Like markets, businesses hate uncertainty. When it comes to the effects of a trade war, where companies have little if any influence, there needs to be strategic planning and as much preparation as possible. Shrewd retailers ordered early for this year’s holiday season and ordered in larger volumes. Soybean farmers are taking part in co-ops and associations that are looking for and reaching out to new markets. Companies with manufacturing centers in China are exploring markets outside of the US for increasing revenues. Other businesses are contacting the US Trade Representative or Commerce department seeking exemptions; however, these government offices are currently overrun in applications. And where no other options exist, price increases are being implemented. There are ways to survive a trade war and doing so can drive value. The savvy business must not shrink away in fear but rather, do the research necessary to continue your growth plan.

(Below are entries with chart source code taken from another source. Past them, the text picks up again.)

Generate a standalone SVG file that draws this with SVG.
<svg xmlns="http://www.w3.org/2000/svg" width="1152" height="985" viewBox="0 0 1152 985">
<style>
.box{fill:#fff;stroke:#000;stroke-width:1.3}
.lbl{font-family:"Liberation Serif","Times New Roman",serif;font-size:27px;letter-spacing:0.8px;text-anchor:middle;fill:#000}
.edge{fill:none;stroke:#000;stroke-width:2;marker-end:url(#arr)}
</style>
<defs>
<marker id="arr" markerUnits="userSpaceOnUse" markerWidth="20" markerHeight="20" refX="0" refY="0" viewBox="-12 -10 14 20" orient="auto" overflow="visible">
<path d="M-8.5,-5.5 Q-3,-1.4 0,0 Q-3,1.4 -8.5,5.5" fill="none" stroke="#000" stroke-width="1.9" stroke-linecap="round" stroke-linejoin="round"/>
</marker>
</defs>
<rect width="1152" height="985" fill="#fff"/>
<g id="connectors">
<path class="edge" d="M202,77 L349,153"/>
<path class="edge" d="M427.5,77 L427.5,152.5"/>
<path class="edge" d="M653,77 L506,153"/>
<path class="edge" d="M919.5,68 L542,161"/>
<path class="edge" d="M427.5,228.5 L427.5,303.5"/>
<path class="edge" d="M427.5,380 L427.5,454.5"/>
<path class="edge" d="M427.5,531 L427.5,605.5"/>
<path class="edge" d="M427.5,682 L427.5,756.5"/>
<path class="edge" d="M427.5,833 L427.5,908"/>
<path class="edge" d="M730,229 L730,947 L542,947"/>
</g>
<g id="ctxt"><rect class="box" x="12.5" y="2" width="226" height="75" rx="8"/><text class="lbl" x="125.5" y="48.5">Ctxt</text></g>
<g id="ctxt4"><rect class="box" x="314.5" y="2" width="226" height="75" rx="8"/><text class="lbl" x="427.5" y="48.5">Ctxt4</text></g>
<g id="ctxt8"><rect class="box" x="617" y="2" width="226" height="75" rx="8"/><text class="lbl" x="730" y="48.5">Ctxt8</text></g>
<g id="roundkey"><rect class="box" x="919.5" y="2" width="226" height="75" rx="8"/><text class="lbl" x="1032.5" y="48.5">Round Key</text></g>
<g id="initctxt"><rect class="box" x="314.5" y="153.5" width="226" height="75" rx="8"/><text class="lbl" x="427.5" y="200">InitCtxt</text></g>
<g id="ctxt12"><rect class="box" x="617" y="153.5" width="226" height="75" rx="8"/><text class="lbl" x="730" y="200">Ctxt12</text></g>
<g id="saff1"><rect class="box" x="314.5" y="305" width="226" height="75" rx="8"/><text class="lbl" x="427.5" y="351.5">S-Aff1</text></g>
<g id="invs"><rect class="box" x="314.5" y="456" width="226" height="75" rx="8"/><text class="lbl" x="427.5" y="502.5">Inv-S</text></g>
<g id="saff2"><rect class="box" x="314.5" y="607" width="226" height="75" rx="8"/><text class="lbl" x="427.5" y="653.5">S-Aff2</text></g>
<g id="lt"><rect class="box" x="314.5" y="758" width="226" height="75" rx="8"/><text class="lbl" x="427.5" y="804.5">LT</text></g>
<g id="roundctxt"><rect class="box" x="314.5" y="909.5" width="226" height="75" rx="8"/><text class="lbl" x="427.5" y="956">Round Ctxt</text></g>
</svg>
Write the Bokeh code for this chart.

Employment costs are rising. The factors pressuring these costs upwards in 2018 will continue into 2019. Healthcare cost and wage increases will be the major drivers of this category. In addition, labor shortages continue to show up across industries. While the Summer 2018 labor participation rate indicated room for growth, significant tightening has occurred, and the latest indication in JOLT reports shows employees are feeling confident enough in the economy to look for higher paying employment.
Uncertainty is influencing global exchanges as well. Wall street is experiencing something akin to 2013’s taper tantrum, believing that the Fed’s normalization of rates will stall the US economy. The Fed continues to reassure the investment community that rises in interest rates will be reasonable to keep inflation in check while working to maintain full employment. Outside of Wall Street, the current U.S. economy remains strong. But all expansions eventually run out of steam, and this has been one of the longest expansionary periods on the books. Early signals point to a potential economic weakening sometime beyond the next 12 to 18 months. Investors are preparing now, working to secure cash and lines of credit for any future tightening. M&A activity remains strong, and we believe, given the above factors, there will be an increase in transactions in a number of industries during the months ahead.
The 6th KVI can be the most challenging to address when developing company strategy and working to improve value. There is little to no control over these factors and they can change in an instant. The goal is to be aware of the critical influences on your business and industry and utilize timing to optimize your strategic path forward. As the famous saying goes, we cannot control the wind, but we can adjust the sails. Take the time to gain the knowledge and flexibility needed to adjust your course when necessary.